Data lines:
------------------------------------

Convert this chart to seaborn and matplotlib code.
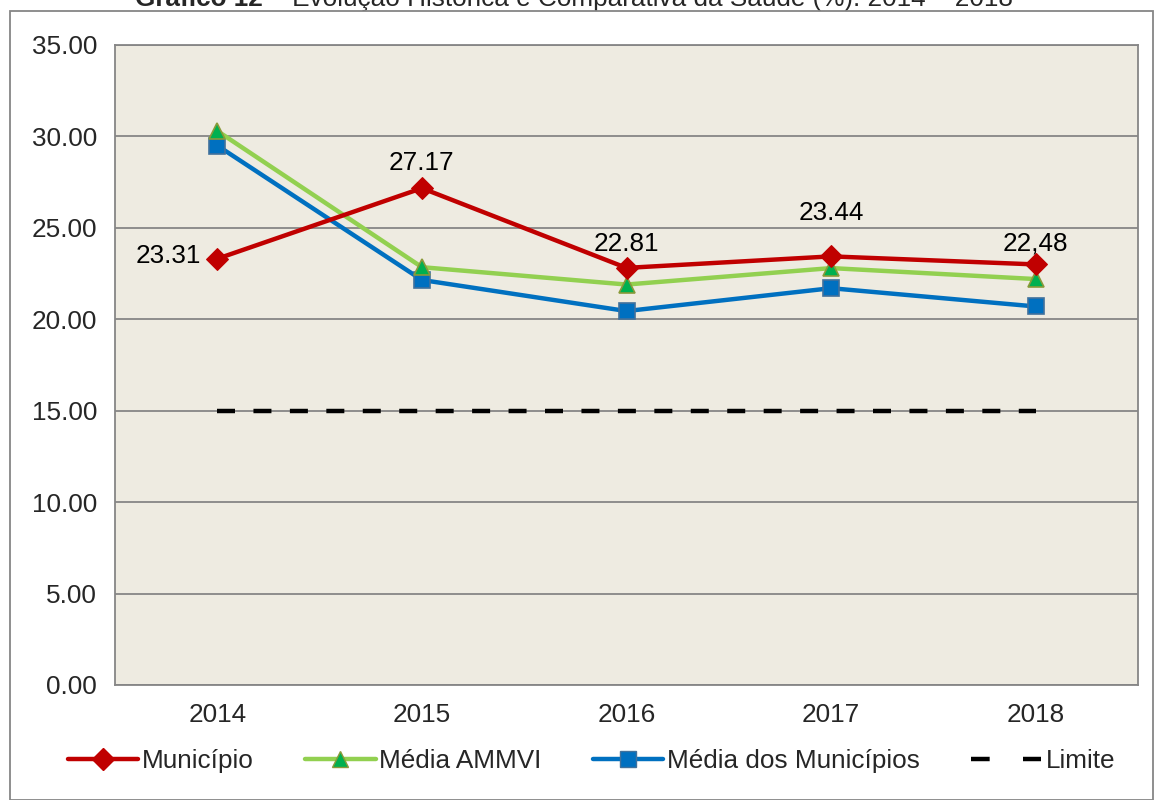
import matplotlib
matplotlib.use("Agg")
import matplotlib.pyplot as plt
import seaborn as sns
import pandas as pd
from matplotlib.lines import Line2D
from matplotlib.patches import Rectangle

# data
years = [2014, 2015, 2016, 2017, 2018]
municipio = [23.31, 27.17, 22.81, 23.44, 23.00]
media_ammvi = [30.30, 22.85, 21.90, 22.80, 22.20]
media_municipios = [29.50, 22.15, 20.45, 21.70, 20.70]
limite = [15.0, 15.0, 15.0, 15.0, 15.0]
municipio_labels = ["23.31", "27.17", "22.81", "23.44", "22,48"]
yticks = [0, 5, 10, 15, 20, 25, 30, 35]

# label offsets (points) relative to each Município marker
label_offsets = [(-12, 2), (0, 18), (0, 17), (0, 31), (0, 15)]

sns.set_style("white")
plt.rcParams["font.family"] = ["Liberation Sans", "DejaVu Sans"]

df = pd.DataFrame({"Ano": years, "Município": municipio, "Média AMMVI": media_ammvi,
                   "Média dos Municípios": media_municipios, "Limite": limite})

fig = plt.figure(figsize=(11.55, 8), dpi=100)
ax = fig.add_axes([115 / 1155, 1 - 685 / 800, (1138 - 115) / 1155, (685 - 45) / 800])
ax.set_facecolor("#EEEBE1")

fs = 18.8
dash = (0, (4.05, 4.15))

sns.lineplot(data=df, x="Ano", y="Média dos Municípios", ax=ax, color="#0070C0", lw=3.2,
             marker="s", markersize=11, markerfacecolor="#0070C0", markeredgecolor="#41719C",
             markeredgewidth=1.2, zorder=3)
sns.lineplot(data=df, x="Ano", y="Média AMMVI", ax=ax, color="#92D050", lw=3.2,
             marker="^", markersize=12, markerfacecolor="#00B050", markeredgecolor="#8A9A3A",
             markeredgewidth=1.2, zorder=4)
sns.lineplot(data=df, x="Ano", y="Município", ax=ax, color="#C00000", lw=3.2,
             marker="D", markersize=11, markerfacecolor="#C00000", markeredgecolor="#C00000",
             zorder=5)
sns.lineplot(data=df, x="Ano", y="Limite", ax=ax, color="black", lw=3.2,
             linestyle=dash, zorder=2)

for x, y, lab, (dx, dy) in zip(years, municipio, municipio_labels, label_offsets):
    ha = "right" if dx < 0 else "center"
    ax.annotate(lab, (x, y), xytext=(dx, dy), textcoords="offset points",
                ha=ha, va="center", fontsize=fs, color="black")

ax.set_xlim(2013.5, 2018.5)
ax.set_ylim(0, 35)
ax.set_xticks(years)
ax.set_xticklabels([str(y) for y in years])
ax.set_yticks(yticks)
ax.set_yticklabels([f"{v:.2f}" for v in yticks])
ax.tick_params(length=0, labelsize=fs, pad=13)
ax.grid(axis="y", color="#868686", lw=1.3)
ax.set_axisbelow(True)
for s in ax.spines.values():
    s.set_color("#868686")
    s.set_linewidth(1.3)
ax.set_xlabel("")
ax.set_ylabel("")

handles = [
    Line2D([], [], color="#C00000", lw=3.2, marker="D", markersize=11,
           markerfacecolor="#C00000", markeredgecolor="#C00000"),
    Line2D([], [], color="#92D050", lw=3.2, marker="^", markersize=12,
           markerfacecolor="#00B050", markeredgecolor="#8A9A3A"),
    Line2D([], [], color="#0070C0", lw=3.2, marker="s", markersize=11,
           markerfacecolor="#0070C0", markeredgecolor="#41719C"),
    Line2D([], [], color="black", lw=3.2, linestyle=(0, (4.2, 7.5))),
]
fig.legend(handles, ["Município", "Média AMMVI", "Média dos Municípios", "Limite"],
           loc="center", bbox_to_anchor=(0.512, 1 - 761 / 800), ncol=4, frameon=False,
           fontsize=fs, handlelength=2.7, handletextpad=0.15, columnspacing=1.95)

# outer chart border
fig.patches.append(Rectangle((10 / 1155, 0.0), (1153 - 10) / 1155, 1 - 11 / 800,
                             transform=fig.transFigure, fill=False,
                             edgecolor="#868686", lw=1.3))

# title, mostly cut off at the top as in the original
t1 = fig.text(135 / 1155, 1 - 6 / 800, "Gráfico 12", fontsize=fs, fontweight="bold",
              ha="left", va="baseline")
ax.annotate(" – Evolução Histórica e Comparativa da Saúde (%): 2014 – 2018",
            xy=(1, 0), xycoords=t1, ha="left", va="bottom", fontsize=fs,
            annotation_clip=False)

fig.savefig("out.png", dpi=100)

------------------------------------

Task to complete: Retype each line of the listing above word for word. Exclude the pictures.

Exercise solution:
Convert this chart to seaborn and matplotlib code.
import matplotlib
matplotlib.use("Agg")
import matplotlib.pyplot as plt
import seaborn as sns
import pandas as pd
from matplotlib.lines import Line2D
from matplotlib.patches import Rectangle

# data
years = [2014, 2015, 2016, 2017, 2018]
municipio = [23.31, 27.17, 22.81, 23.44, 23.00]
media_ammvi = [30.30, 22.85, 21.90, 22.80, 22.20]
media_municipios = [29.50, 22.15, 20.45, 21.70, 20.70]
limite = [15.0, 15.0, 15.0, 15.0, 15.0]
municipio_labels = ["23.31", "27.17", "22.81", "23.44", "22,48"]
yticks = [0, 5, 10, 15, 20, 25, 30, 35]

# label offsets (points) relative to each Município marker
label_offsets = [(-12, 2), (0, 18), (0, 17), (0, 31), (0, 15)]

sns.set_style("white")
plt.rcParams["font.family"] = ["Liberation Sans", "DejaVu Sans"]

df = pd.DataFrame({"Ano": years, "Município": municipio, "Média AMMVI": media_ammvi,
                   "Média dos Municípios": media_municipios, "Limite": limite})

fig = plt.figure(figsize=(11.55, 8), dpi=100)
ax = fig.add_axes([115 / 1155, 1 - 685 / 800, (1138 - 115) / 1155, (685 - 45) / 800])
ax.set_facecolor("#EEEBE1")

fs = 18.8
dash = (0, (4.05, 4.15))

sns.lineplot(data=df, x="Ano", y="Média dos Municípios", ax=ax, color="#0070C0", lw=3.2,
             marker="s", markersize=11, markerfacecolor="#0070C0", markeredgecolor="#41719C",
             markeredgewidth=1.2, zorder=3)
sns.lineplot(data=df, x="Ano", y="Média AMMVI", ax=ax, color="#92D050", lw=3.2,
             marker="^", markersize=12, markerfacecolor="#00B050", markeredgecolor="#8A9A3A",
             markeredgewidth=1.2, zorder=4)
sns.lineplot(data=df, x="Ano", y="Município", ax=ax, color="#C00000", lw=3.2,
             marker="D", markersize=11, markerfacecolor="#C00000", markeredgecolor="#C00000",
             zorder=5)
sns.lineplot(data=df, x="Ano", y="Limite", ax=ax, color="black", lw=3.2,
             linestyle=dash, zorder=2)

for x, y, lab, (dx, dy) in zip(years, municipio, municipio_labels, label_offsets):
    ha = "right" if dx < 0 else "center"
    ax.annotate(lab, (x, y), xytext=(dx, dy), textcoords="offset points",
                ha=ha, va="center", fontsize=fs, color="black")

ax.set_xlim(2013.5, 2018.5)
ax.set_ylim(0, 35)
ax.set_xticks(years)
ax.set_xticklabels([str(y) for y in years])
ax.set_yticks(yticks)
ax.set_yticklabels([f"{v:.2f}" for v in yticks])
ax.tick_params(length=0, labelsize=fs, pad=13)
ax.grid(axis="y", color="#868686", lw=1.3)
ax.set_axisbelow(True)
for s in ax.spines.values():
    s.set_color("#868686")
    s.set_linewidth(1.3)
ax.set_xlabel("")
ax.set_ylabel("")

handles = [
    Line2D([], [], color="#C00000", lw=3.2, marker="D", markersize=11,
           markerfacecolor="#C00000", markeredgecolor="#C00000"),
    Line2D([], [], color="#92D050", lw=3.2, marker="^", markersize=12,
           markerfacecolor="#00B050", markeredgecolor="#8A9A3A"),
    Line2D([], [], color="#0070C0", lw=3.2, marker="s", markersize=11,
           markerfacecolor="#0070C0", markeredgecolor="#41719C"),
    Line2D([], [], color="black", lw=3.2, linestyle=(0, (4.2, 7.5))),
]
fig.legend(handles, ["Município", "Média AMMVI", "Média dos Municípios", "Limite"],
           loc="center", bbox_to_anchor=(0.512, 1 - 761 / 800), ncol=4, frameon=False,
           fontsize=fs, handlelength=2.7, handletextpad=0.15, columnspacing=1.95)

# outer chart border
fig.patches.append(Rectangle((10 / 1155, 0.0), (1153 - 10) / 1155, 1 - 11 / 800,
                             transform=fig.transFigure, fill=False,
                             edgecolor="#868686", lw=1.3))

# title, mostly cut off at the top as in the original
t1 = fig.text(135 / 1155, 1 - 6 / 800, "Gráfico 12", fontsize=fs, fontweight="bold",
              ha="left", va="baseline")
ax.annotate(" – Evolução Histórica e Comparativa da Saúde (%): 2014 – 2018",
            xy=(1, 0), xycoords=t1, ha="left", va="bottom", fontsize=fs,
            annotation_clip=False)

fig.savefig("out.png", dpi=100)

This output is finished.